Dataset section
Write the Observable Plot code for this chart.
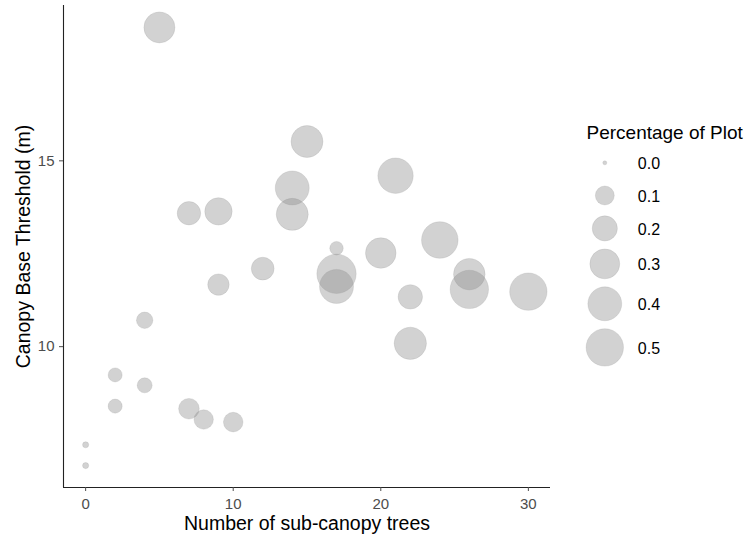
<!DOCTYPE html>
<html><head><meta charset="utf-8">
<script src="https://cdn.jsdelivr.net/npm/d3@7"></script>
<script src="https://cdn.jsdelivr.net/npm/@observablehq/plot@0.6"></script>
<style>
body{margin:0;background:#fff;font-family:"Liberation Sans",Arial,sans-serif;}
#wrap{position:relative;width:749px;height:539px;overflow:hidden;}
#legend{position:absolute;left:560px;top:0;}
</style></head><body><div id="wrap"><div id="main"></div><div id="legend"></div></div>
<script>
// Data
const subCanopyTrees = [5, 7, 9, 14, 14, 15, 21, 12, 17, 17, 17, 20, 24, 22, 26, 26, 30, 22, 9, 4, 2, 4, 2, 7, 8, 10, 0, 0];
const canopyBaseThreshold = [18.59, 13.59, 13.64, 14.27, 13.56, 15.52, 14.60, 12.10, 12.65, 11.96, 11.62, 12.52, 12.87, 11.34, 11.95, 11.54, 11.48, 10.09, 11.67, 10.71, 9.24, 8.96, 8.40, 8.33, 8.04, 7.97, 7.36, 6.80];
const percentageOfPlot = [0.327, 0.169, 0.245, 0.403, 0.351, 0.351, 0.442, 0.158, 0.040, 0.56, 0.403, 0.317, 0.476, 0.187, 0.341, 0.53, 0.50, 0.36, 0.136, 0.069, 0.045, 0.054, 0.045, 0.124, 0.106, 0.109, 0.002, 0.002];
const xTicks = [0, 10, 20, 30];
const yTicks = [10, 15];
const legendValues = [0.0, 0.1, 0.2, 0.3, 0.4, 0.5];
const legendLabels = ["0.0", "0.1", "0.2", "0.3", "0.4", "0.5"];

const data = subCanopyTrees.map((x, i) => ({x, y: canopyBaseThreshold[i], p: percentageOfPlot[i]}));
const expand = (a) => { const [lo, hi] = d3.extent(a); const e = (hi - lo) * 0.05; return [lo - e, hi + e]; };
const rOpts = {type: "sqrt", domain: [0, 0.5], range: [2, 18.7]};
const grey = "#8c8c8c";
const font = "Liberation Sans, Arial, sans-serif";

const main = Plot.plot({
  width: 560, height: 539,
  marginLeft: 63, marginRight: 10, marginTop: 5, marginBottom: 52,
  style: {fontFamily: font, background: "#fff", overflow: "visible"},
  x: {domain: expand(subCanopyTrees)},
  y: {domain: expand(canopyBaseThreshold)},
  r: rOpts,
  marks: [
    Plot.dot(data, {x: "x", y: "y", r: "p", fill: grey, fillOpacity: 0.39, stroke: grey, strokeOpacity: 0.18, strokeWidth: 1}),
    Plot.ruleY([expand(canopyBaseThreshold)[0]], {stroke: "#222", strokeWidth: 1.1}),
    Plot.ruleX([expand(subCanopyTrees)[0]], {stroke: "#222", strokeWidth: 1.1}),
    Plot.axisX({ticks: xTicks, tickSize: 4, tickPadding: 7, fontSize: 15, color: "#4d4d4d", label: null}),
    Plot.axisY({ticks: yTicks, tickSize: 4, tickPadding: 5, fontSize: 15, color: "#4d4d4d", label: null}),
    Plot.text(["Number of sub-canopy trees"], {frameAnchor: "bottom", dy: 42, fontSize: 19.5, fill: "#000"}),
    Plot.text(["Canopy Base Threshold (m)"], {frameAnchor: "left", dx: -40, rotate: -90, textAnchor: "middle", fontSize: 19.5, fill: "#000"})
  ]
});
document.getElementById("main").appendChild(main);

// legend layout derived from the size scale
const rFn = d3.scaleSqrt().domain(rOpts.domain).range(rOpts.range);
const keyH = legendValues.map(v => Math.max(32.7, 2 * rFn(v) + 8));
const centers = [];
let c = 162.3;
keyH.forEach((h, i) => { if (i > 0) c += (keyH[i - 1] + h) / 2; centers.push(c); });
const legData = legendValues.map((v, i) => ({v, label: legendLabels[i], y: centers[i]}));

const legend = Plot.plot({
  width: 189, height: 539,
  margin: 0,
  style: {fontFamily: font, background: "transparent", overflow: "visible"},
  x: {type: "identity", axis: null}, y: {type: "identity", axis: null}, r: rOpts,
  marks: [
    Plot.dot(legData, {x: () => 44.3, y: "y", r: "v", fill: grey, fillOpacity: 0.39, stroke: grey, strokeOpacity: 0.18, strokeWidth: 1}),
    Plot.text(legData, {x: () => 77.3, y: d => d.y + 1, text: "label", textAnchor: "start", fontSize: 16, fill: "#000"}),
    Plot.text(["Percentage of Plot"], {x: () => 26, y: () => 132, textAnchor: "start", fontSize: 19, fill: "#000"})
  ]
});
document.getElementById("legend").appendChild(legend);
</script></body></html>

Given exercise
Return each line exactly as written. Any picture gets left out.

Exercise response
Write the Observable Plot code for this chart.
<!DOCTYPE html>
<html><head><meta charset="utf-8">
<script src="https://cdn.jsdelivr.net/npm/d3@7"></script>
<script src="https://cdn.jsdelivr.net/npm/@observablehq/plot@0.6"></script>
<style>
body{margin:0;background:#fff;font-family:"Liberation Sans",Arial,sans-serif;}
#wrap{position:relative;width:749px;height:539px;overflow:hidden;}
#legend{position:absolute;left:560px;top:0;}
</style></head><body><div id="wrap"><div id="main"></div><div id="legend"></div></div>
<script>
// Data
const subCanopyTrees = [5, 7, 9, 14, 14, 15, 21, 12, 17, 17, 17, 20, 24, 22, 26, 26, 30, 22, 9, 4, 2, 4, 2, 7, 8, 10, 0, 0];
const canopyBaseThreshold = [18.59, 13.59, 13.64, 14.27, 13.56, 15.52, 14.60, 12.10, 12.65, 11.96, 11.62, 12.52, 12.87, 11.34, 11.95, 11.54, 11.48, 10.09, 11.67, 10.71, 9.24, 8.96, 8.40, 8.33, 8.04, 7.97, 7.36, 6.80];
const percentageOfPlot = [0.327, 0.169, 0.245, 0.403, 0.351, 0.351, 0.442, 0.158, 0.040, 0.56, 0.403, 0.317, 0.476, 0.187, 0.341, 0.53, 0.50, 0.36, 0.136, 0.069, 0.045, 0.054, 0.045, 0.124, 0.106, 0.109, 0.002, 0.002];
const xTicks = [0, 10, 20, 30];
const yTicks = [10, 15];
const legendValues = [0.0, 0.1, 0.2, 0.3, 0.4, 0.5];
const legendLabels = ["0.0", "0.1", "0.2", "0.3", "0.4", "0.5"];

const data = subCanopyTrees.map((x, i) => ({x, y: canopyBaseThreshold[i], p: percentageOfPlot[i]}));
const expand = (a) => { const [lo, hi] = d3.extent(a); const e = (hi - lo) * 0.05; return [lo - e, hi + e]; };
const rOpts = {type: "sqrt", domain: [0, 0.5], range: [2, 18.7]};
const grey = "#8c8c8c";
const font = "Liberation Sans, Arial, sans-serif";

const main = Plot.plot({
  width: 560, height: 539,
  marginLeft: 63, marginRight: 10, marginTop: 5, marginBottom: 52,
  style: {fontFamily: font, background: "#fff", overflow: "visible"},
  x: {domain: expand(subCanopyTrees)},
  y: {domain: expand(canopyBaseThreshold)},
  r: rOpts,
  marks: [
    Plot.dot(data, {x: "x", y: "y", r: "p", fill: grey, fillOpacity: 0.39, stroke: grey, strokeOpacity: 0.18, strokeWidth: 1}),
    Plot.ruleY([expand(canopyBaseThreshold)[0]], {stroke: "#222", strokeWidth: 1.1}),
    Plot.ruleX([expand(subCanopyTrees)[0]], {stroke: "#222", strokeWidth: 1.1}),
    Plot.axisX({ticks: xTicks, tickSize: 4, tickPadding: 7, fontSize: 15, color: "#4d4d4d", label: null}),
    Plot.axisY({ticks: yTicks, tickSize: 4, tickPadding: 5, fontSize: 15, color: "#4d4d4d", label: null}),
    Plot.text(["Number of sub-canopy trees"], {frameAnchor: "bottom", dy: 42, fontSize: 19.5, fill: "#000"}),
    Plot.text(["Canopy Base Threshold (m)"], {frameAnchor: "left", dx: -40, rotate: -90, textAnchor: "middle", fontSize: 19.5, fill: "#000"})
  ]
});
document.getElementById("main").appendChild(main);

// legend layout derived from the size scale
const rFn = d3.scaleSqrt().domain(rOpts.domain).range(rOpts.range);
const keyH = legendValues.map(v => Math.max(32.7, 2 * rFn(v) + 8));
const centers = [];
let c = 162.3;
keyH.forEach((h, i) => { if (i > 0) c += (keyH[i - 1] + h) / 2; centers.push(c); });
const legData = legendValues.map((v, i) => ({v, label: legendLabels[i], y: centers[i]}));

const legend = Plot.plot({
  width: 189, height: 539,
  margin: 0,
  style: {fontFamily: font, background: "transparent", overflow: "visible"},
  x: {type: "identity", axis: null}, y: {type: "identity", axis: null}, r: rOpts,
  marks: [
    Plot.dot(legData, {x: () => 44.3, y: "y", r: "v", fill: grey, fillOpacity: 0.39, stroke: grey, strokeOpacity: 0.18, strokeWidth: 1}),
    Plot.text(legData, {x: () => 77.3, y: d => d.y + 1, text: "label", textAnchor: "start", fontSize: 16, fill: "#000"}),
    Plot.text(["Percentage of Plot"], {x: () => 26, y: () => 132, textAnchor: "start", fontSize: 19, fill: "#000"})
  ]
});
document.getElementById("legend").appendChild(legend);
</script></body></html>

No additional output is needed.